In this phase, we must get the business owner to understand that a prospective buyer doesn't see the current owner's labor of love, his investment of sweat tears and heartache. He is looking primarily for verifiable and sustainable cash flow and value drivers that will keep that cash flow going and growing. During this phase we work on actions that can grow the business between today and the owner's departure
Among the things we look at closely here are financial statements. If the owner expects that he or she will be selling to third parties, we suggest that they start having audited financial statements. Remember, buyers won't pay top dollar for what they don't understand or don't believe.
If the transition is going to be to insiders (family members or management team) audited statements might be overkill, but having accurate financials, prepared by a credible CPA firm (not your in-house bookkeeper) will be an important step as you begin to disclose information to prospective inside buyers.

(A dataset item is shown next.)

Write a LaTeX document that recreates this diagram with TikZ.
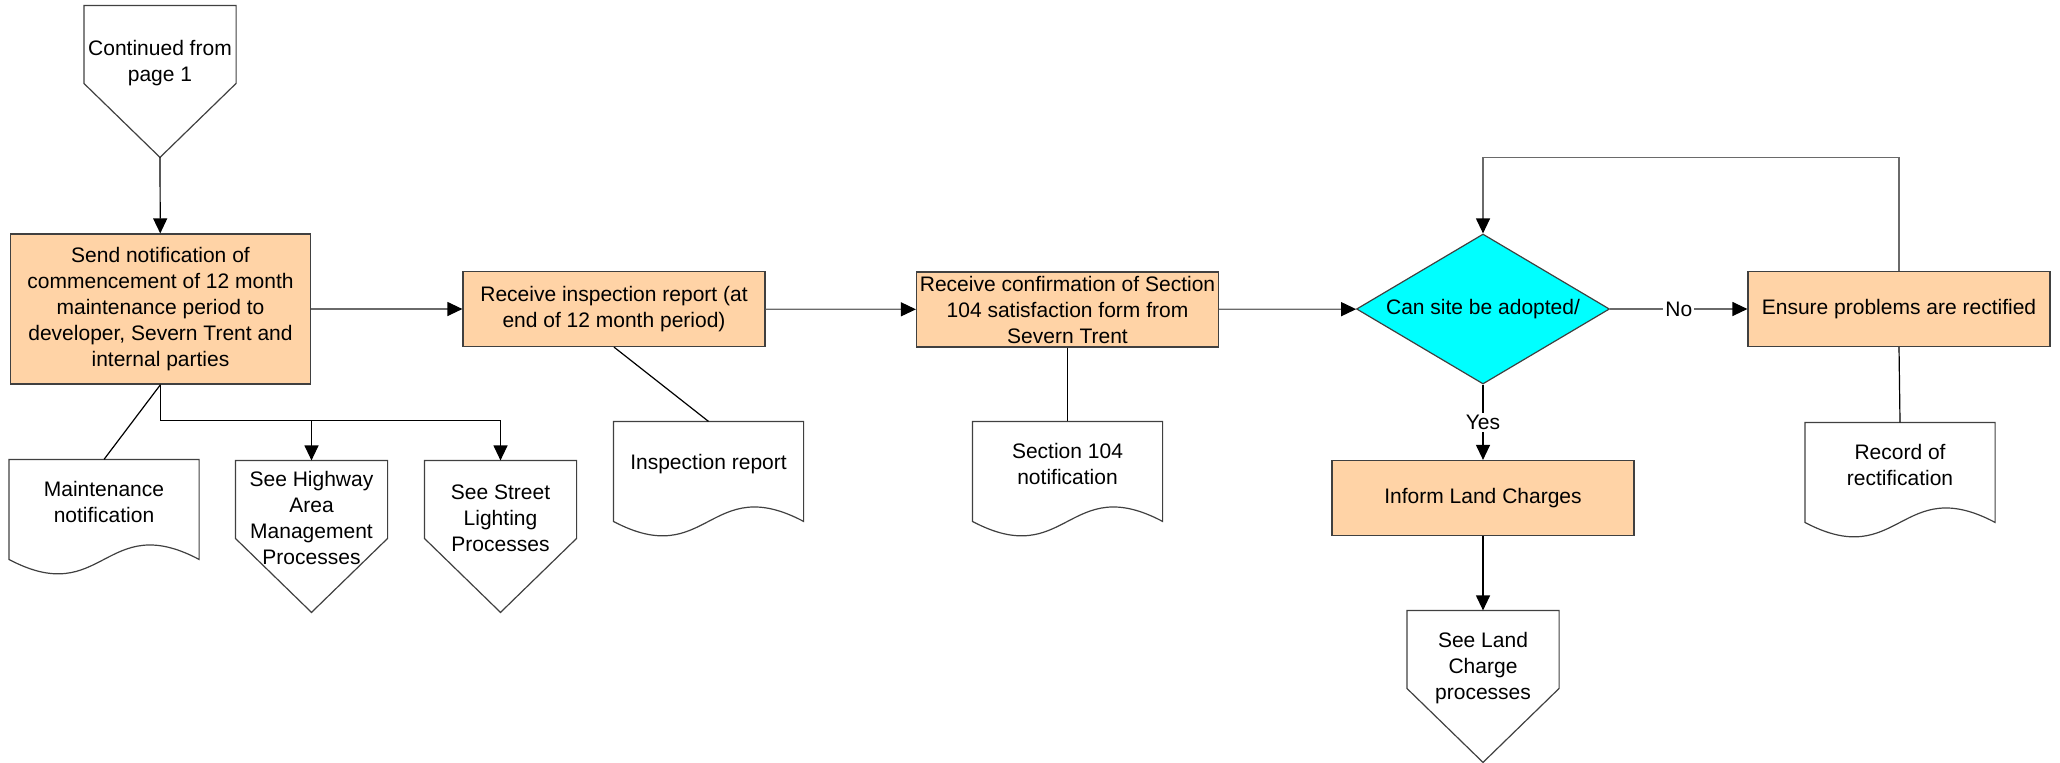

Another area we look at here is the value drivers in your business. These are the things you can control that can add value as you approach sale date. Some are accounting-based as I mentioned above, for example, does the business have systems in place to control purchasing and invoicing? Is your A/R well managed? Is your customer base too focused on a single client? This is something that will discount the value of your business. Does your place of business look like a dump? It may not affect the bottom line, but it will affect the psychological value in the mind of a buyer. Straighten it up and slap a coat of paint on it. Will cost very little and it will add value.